Given task
Quote each line of the material verbatim, without the pictures.

Dataset content
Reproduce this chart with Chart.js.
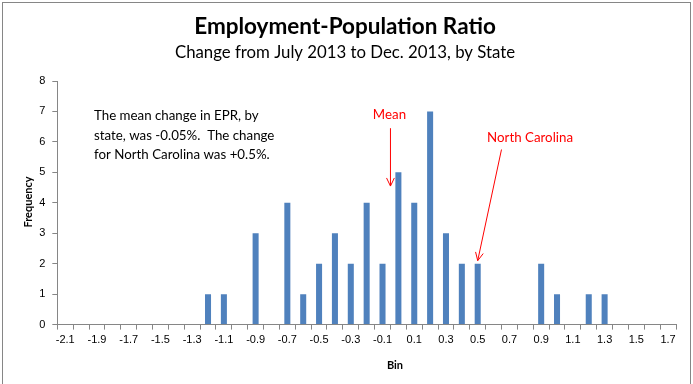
<!DOCTYPE html>
<html>
<head>
  <title>Employment-Population Ratio</title>
  <script src="https://cdn.jsdelivr.net/npm/chart.js"></script>
  <style>
    html, body { margin: 0; padding: 0; background: #fff; }
  </style>
</head>
<body>
  <canvas id="myChart" width="693" height="384"></canvas>

  <script>
    // bins (change in EPR, percentage points)
    const bins = ['-2.1', '-2.0', '-1.9', '-1.8', '-1.7', '-1.6', '-1.5', '-1.4', '-1.3', '-1.2',
                  '-1.1', '-1.0', '-0.9', '-0.8', '-0.7', '-0.6', '-0.5', '-0.4', '-0.3', '-0.2',
                  '-0.1', '0.0', '0.1', '0.2', '0.3', '0.4', '0.5', '0.6', '0.7', '0.8',
                  '0.9', '1.0', '1.1', '1.2', '1.3', '1.4', '1.5', '1.6', '1.7'];
    const frequency = [0, 0, 0, 0, 0, 0, 0, 0, 0, 1,
                       1, 0, 3, 0, 4, 1, 2, 3, 2, 4,
                       2, 5, 4, 7, 3, 2, 2, 0, 0, 0,
                       2, 1, 0, 1, 1, 0, 0, 0, 0];
    const yTicks = [0, 1, 2, 3, 4, 5, 6, 7, 8];

    const titleText = 'Employment-Population Ratio';
    const subtitleText = 'Change from July 2013 to Dec. 2013, by State';
    const noteLines = ['The mean change in EPR, by', 'state, was -0.05%.  The change', 'for North Carolina was +0.5%.'];
    const meanChange = -0.05;
    const ncChange = 0.5;

    const textFont = 'Lato, "Open Sans", sans-serif';
    const tickFont = '"Liberation Sans", Arial, sans-serif';

    // category position (fractional) for a numeric bin value
    function binIndex(v) {
      return (v - parseFloat(bins[0])) / 0.1;
    }

    function arrow(ctx, x1, y1, x2, y2) {
      const a = Math.atan2(y2 - y1, x2 - x1);
      const len = 9;
      ctx.beginPath();
      ctx.moveTo(x1, y1);
      ctx.lineTo(x2, y2);
      ctx.moveTo(x2 - len * Math.cos(a - 0.45), y2 - len * Math.sin(a - 0.45));
      ctx.lineTo(x2, y2);
      ctx.lineTo(x2 - len * Math.cos(a + 0.45), y2 - len * Math.sin(a + 0.45));
      ctx.stroke();
    }

    const decorations = {
      id: 'decorations',
      afterDraw(chart) {
        const ctx = chart.ctx;
        const xs = chart.scales.x;
        const ys = chart.scales.y;
        ctx.save();

        // chart border
        ctx.strokeStyle = '#868686';
        ctx.lineWidth = 1;
        ctx.strokeRect(2.5, 2.5, 688, 390);

        // titles
        ctx.fillStyle = '#000';
        ctx.textAlign = 'center';
        ctx.textBaseline = 'middle';
        ctx.font = 'bold 22.5px ' + textFont;
        ctx.fillText(titleText, 345, 27);
        ctx.font = '16.8px ' + textFont;
        ctx.fillText(subtitleText, 345, 53);

        // axis titles
        ctx.font = 'bold 11px ' + textFont;
        ctx.fillText('Bin', 395, 365);
        ctx.save();
        ctx.translate(28, 202);
        ctx.rotate(-Math.PI / 2);
        ctx.fillText('Frequency', 0, 0);
        ctx.restore();

        // note
        ctx.textAlign = 'left';
        ctx.font = '13.3px ' + textFont;
        noteLines.forEach((line, i) => ctx.fillText(line, 94, 116 + i * 19.5));

        // mean annotation
        ctx.fillStyle = '#ff0000';
        ctx.strokeStyle = '#ff0000';
        ctx.lineWidth = 1;
        ctx.textAlign = 'center';
        const mx = xs.getPixelForValue(binIndex(meanChange));
        ctx.fillText('Mean', mx - 1, 115);
        arrow(ctx, mx, ys.getPixelForValue(6.45), mx, ys.getPixelForValue(4.55));

        // North Carolina annotation
        const nx = xs.getPixelForValue(binIndex(ncChange));
        ctx.fillText('North Carolina', xs.getPixelForValue(binIndex(0.83)), 138);
        arrow(ctx, xs.getPixelForValue(binIndex(0.65)), ys.getPixelForValue(5.75),
              nx, ys.getPixelForValue(2.1));

        ctx.restore();
      }
    };

    const ctx = document.getElementById('myChart').getContext('2d');
    new Chart(ctx, {
      type: 'bar',
      data: {
        labels: bins,
        datasets: [{
          label: 'Frequency',
          data: frequency,
          backgroundColor: '#4f81bd',
          borderWidth: 0,
          barPercentage: 1,
          categoryPercentage: 0.38
        }]
      },
      options: {
        responsive: false,
        animation: false,
        layout: { padding: { left: 0, right: 17, top: 81, bottom: 0 } },
        plugins: {
          legend: { display: false },
          title: { display: false },
          tooltip: { enabled: false }
        },
        scales: {
          x: {
            grid: {
              display: true,
              drawOnChartArea: false,
              drawTicks: true,
              tickLength: 5,
              color: '#868686'
            },
            border: { display: true, color: '#868686' },
            ticks: {
              autoSkip: false,
              maxRotation: 0,
              minRotation: 0,
              color: '#000',
              font: { family: tickFont, size: 11 },
              padding: 4,
              callback: (value, index) => index % 2 === 0 ? bins[index] : ''
            },
            title: { display: true, text: ' ', font: { size: 11 }, padding: { top: 6, bottom: 14 } }
          },
          y: {
            min: 0,
            max: 8,
            afterBuildTicks: axis => { axis.ticks = yTicks.map(v => ({ value: v })); },
            grid: {
              display: true,
              drawOnChartArea: false,
              drawTicks: true,
              tickLength: 5,
              color: '#868686'
            },
            border: { display: true, color: '#868686' },
            ticks: {
              color: '#000',
              font: { family: tickFont, size: 11 },
              padding: 7
            },
            title: { display: true, text: ' ', font: { size: 11 }, padding: { top: 0, bottom: 19 } }
          }
        }
      },
      plugins: [decorations]
    });
  </script>
</body>
</html>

Expected output
Reproduce this chart with Chart.js.
<!DOCTYPE html>
<html>
<head>
  <title>Employment-Population Ratio</title>
  <script src="https://cdn.jsdelivr.net/npm/chart.js"></script>
  <style>
    html, body { margin: 0; padding: 0; background: #fff; }
  </style>
</head>
<body>
  <canvas id="myChart" width="693" height="384"></canvas>

  <script>
    // bins (change in EPR, percentage points)
    const bins = ['-2.1', '-2.0', '-1.9', '-1.8', '-1.7', '-1.6', '-1.5', '-1.4', '-1.3', '-1.2',
                  '-1.1', '-1.0', '-0.9', '-0.8', '-0.7', '-0.6', '-0.5', '-0.4', '-0.3', '-0.2',
                  '-0.1', '0.0', '0.1', '0.2', '0.3', '0.4', '0.5', '0.6', '0.7', '0.8',
                  '0.9', '1.0', '1.1', '1.2', '1.3', '1.4', '1.5', '1.6', '1.7'];
    const frequency = [0, 0, 0, 0, 0, 0, 0, 0, 0, 1,
                       1, 0, 3, 0, 4, 1, 2, 3, 2, 4,
                       2, 5, 4, 7, 3, 2, 2, 0, 0, 0,
                       2, 1, 0, 1, 1, 0, 0, 0, 0];
    const yTicks = [0, 1, 2, 3, 4, 5, 6, 7, 8];

    const titleText = 'Employment-Population Ratio';
    const subtitleText = 'Change from July 2013 to Dec. 2013, by State';
    const noteLines = ['The mean change in EPR, by', 'state, was -0.05%.  The change', 'for North Carolina was +0.5%.'];
    const meanChange = -0.05;
    const ncChange = 0.5;

    const textFont = 'Lato, "Open Sans", sans-serif';
    const tickFont = '"Liberation Sans", Arial, sans-serif';

    // category position (fractional) for a numeric bin value
    function binIndex(v) {
      return (v - parseFloat(bins[0])) / 0.1;
    }

    function arrow(ctx, x1, y1, x2, y2) {
      const a = Math.atan2(y2 - y1, x2 - x1);
      const len = 9;
      ctx.beginPath();
      ctx.moveTo(x1, y1);
      ctx.lineTo(x2, y2);
      ctx.moveTo(x2 - len * Math.cos(a - 0.45), y2 - len * Math.sin(a - 0.45));
      ctx.lineTo(x2, y2);
      ctx.lineTo(x2 - len * Math.cos(a + 0.45), y2 - len * Math.sin(a + 0.45));
      ctx.stroke();
    }

    const decorations = {
      id: 'decorations',
      afterDraw(chart) {
        const ctx = chart.ctx;
        const xs = chart.scales.x;
        const ys = chart.scales.y;
        ctx.save();

        // chart border
        ctx.strokeStyle = '#868686';
        ctx.lineWidth = 1;
        ctx.strokeRect(2.5, 2.5, 688, 390);

        // titles
        ctx.fillStyle = '#000';
        ctx.textAlign = 'center';
        ctx.textBaseline = 'middle';
        ctx.font = 'bold 22.5px ' + textFont;
        ctx.fillText(titleText, 345, 27);
        ctx.font = '16.8px ' + textFont;
        ctx.fillText(subtitleText, 345, 53);

        // axis titles
        ctx.font = 'bold 11px ' + textFont;
        ctx.fillText('Bin', 395, 365);
        ctx.save();
        ctx.translate(28, 202);
        ctx.rotate(-Math.PI / 2);
        ctx.fillText('Frequency', 0, 0);
        ctx.restore();

        // note
        ctx.textAlign = 'left';
        ctx.font = '13.3px ' + textFont;
        noteLines.forEach((line, i) => ctx.fillText(line, 94, 116 + i * 19.5));

        // mean annotation
        ctx.fillStyle = '#ff0000';
        ctx.strokeStyle = '#ff0000';
        ctx.lineWidth = 1;
        ctx.textAlign = 'center';
        const mx = xs.getPixelForValue(binIndex(meanChange));
        ctx.fillText('Mean', mx - 1, 115);
        arrow(ctx, mx, ys.getPixelForValue(6.45), mx, ys.getPixelForValue(4.55));

        // North Carolina annotation
        const nx = xs.getPixelForValue(binIndex(ncChange));
        ctx.fillText('North Carolina', xs.getPixelForValue(binIndex(0.83)), 138);
        arrow(ctx, xs.getPixelForValue(binIndex(0.65)), ys.getPixelForValue(5.75),
              nx, ys.getPixelForValue(2.1));

        ctx.restore();
      }
    };

    const ctx = document.getElementById('myChart').getContext('2d');
    new Chart(ctx, {
      type: 'bar',
      data: {
        labels: bins,
        datasets: [{
          label: 'Frequency',
          data: frequency,
          backgroundColor: '#4f81bd',
          borderWidth: 0,
          barPercentage: 1,
          categoryPercentage: 0.38
        }]
      },
      options: {
        responsive: false,
        animation: false,
        layout: { padding: { left: 0, right: 17, top: 81, bottom: 0 } },
        plugins: {
          legend: { display: false },
          title: { display: false },
          tooltip: { enabled: false }
        },
        scales: {
          x: {
            grid: {
              display: true,
              drawOnChartArea: false,
              drawTicks: true,
              tickLength: 5,
              color: '#868686'
            },
            border: { display: true, color: '#868686' },
            ticks: {
              autoSkip: false,
              maxRotation: 0,
              minRotation: 0,
              color: '#000',
              font: { family: tickFont, size: 11 },
              padding: 4,
              callback: (value, index) => index % 2 === 0 ? bins[index] : ''
            },
            title: { display: true, text: ' ', font: { size: 11 }, padding: { top: 6, bottom: 14 } }
          },
          y: {
            min: 0,
            max: 8,
            afterBuildTicks: axis => { axis.ticks = yTicks.map(v => ({ value: v })); },
            grid: {
              display: true,
              drawOnChartArea: false,
              drawTicks: true,
              tickLength: 5,
              color: '#868686'
            },
            border: { display: true, color: '#868686' },
            ticks: {
              color: '#000',
              font: { family: tickFont, size: 11 },
              padding: 7
            },
            title: { display: true, text: ' ', font: { size: 11 }, padding: { top: 0, bottom: 19 } }
          }
        }
      },
      plugins: [decorations]
    });
  </script>
</body>
</html>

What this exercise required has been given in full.